Sono partito da casa senza una meta precisa, sapevo che avevo voglia di camminare, sudare e fare un po’ di fatica. Sentire il mio corpo vivo dopo il letargo invernale. La montagna mi mette addosso un nonsoché di mistico, mi sento in comunione con la terra e con il cosmo.
Penso che se dio esistesse gli alberi potrebbero essere prova inconfutabile della sua presenza. Immerso nei miei pensieri trascendentali supero l’alpe Cottino e arrivo al San Lucio. Silenzio e la vista può spaziare tutto attorno a me. Arriva un rumoroso elicottero a rovinare tutto. Scendono cinque persone che gridando a squarciagola si lamentano di aver trovato la capanna ancora chiusa. Asini!
Continuo la mia passeggiata verso l’alpe del Pairolo. Sul mezzacosta del Foiorina c’è ancora parecchia neve, io stolto sono in sandali che affondano fino al polpaccio. Canticchio i CSI "L’importanza del vestire, in maniera adeguata e conveniente", e mi tornano in mente tutta una serie di poesie mantriche scritte durante alcune estati giorvaghe in montagna con Gioele, Michea e Luca (1 – 2). Sono canti che ben si adattano al ritmo della respirazione mentre si cammina. I miei piedi nella neve sono caldi come il fuoco.

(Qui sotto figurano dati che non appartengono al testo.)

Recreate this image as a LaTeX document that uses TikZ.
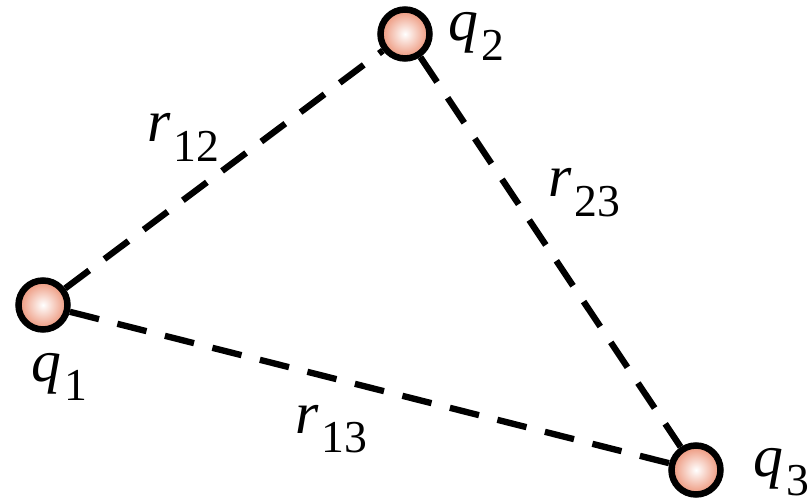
\documentclass[tikz,border=0pt]{standalone}
\usepackage{fontspec}
\setmainfont{Liberation Serif}
\usepackage{tikz}
\usetikzlibrary{positioning}

\definecolor{chargeedge}{RGB}{236,146,118}
\newcommand{\chglbl}[2]{\textit{#1}\kern0.05em\raisebox{-0.33em}{\fontsize{26}{30}\selectfont #2}}

\begin{document}
\begin{tikzpicture}[
  x=0.02cm, y=-0.02cm,
  charge/.style={circle, minimum size=0.98cm, inner sep=0pt, line width=3.7pt, draw=black, inner color=white, outer color=chargeedge},
  sepline/.style={line width=3.6pt, dash pattern=on 0.6cm off 0.38cm},
  lbl/.style={anchor=base west, inner sep=0pt, text height=0.5em, font=\fontsize{34}{40}\selectfont}
]
  \useasboundingbox (0,0) rectangle (808,503);

  % Ladungen
  \node (q1) [charge] at (43,305) {};
  \node (q2) [charge] at (405,34) {};
  \node (q3) [charge] at (696,470) {};

  % Abstaende
  \draw [sepline] (q1) -- (q2);
  \draw [sepline] (q2) -- (q3);
  \draw [sepline] (q1) -- (q3);

  % Beschriftung
  \node (lq1) [lbl] at (31,381) {\chglbl{q}{1}};
  \node (lq2) [lbl] at (448,41) {\chglbl{q}{2}};
  \node (lq3) [lbl] at (753,476) {\chglbl{q}{3}};
  \node (lr12) [lbl] at (147,142) {\chglbl{r}{12}};
  \node (lr23) [lbl] at (548,197) {\chglbl{r}{23}};
  \node (lr13) [lbl] at (295,433) {\chglbl{r}{13}};

\end{tikzpicture}
\end{document}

Fra il San Lucio e il Pairolo, dalla gallery di xotel
Arrivo al Pairolo, resto in alto, non scendo alla capanna. Non ho voglia di incontrare nessuno. Bevo dalla fontana fallica. L’acqua fresca esce dall’orifizio del grande glande ligneo. Perdo quota fino a Rosone, poi Madonna d’Arla, Pian Piret, Rovrash, chiesetta di San Martino e a casa.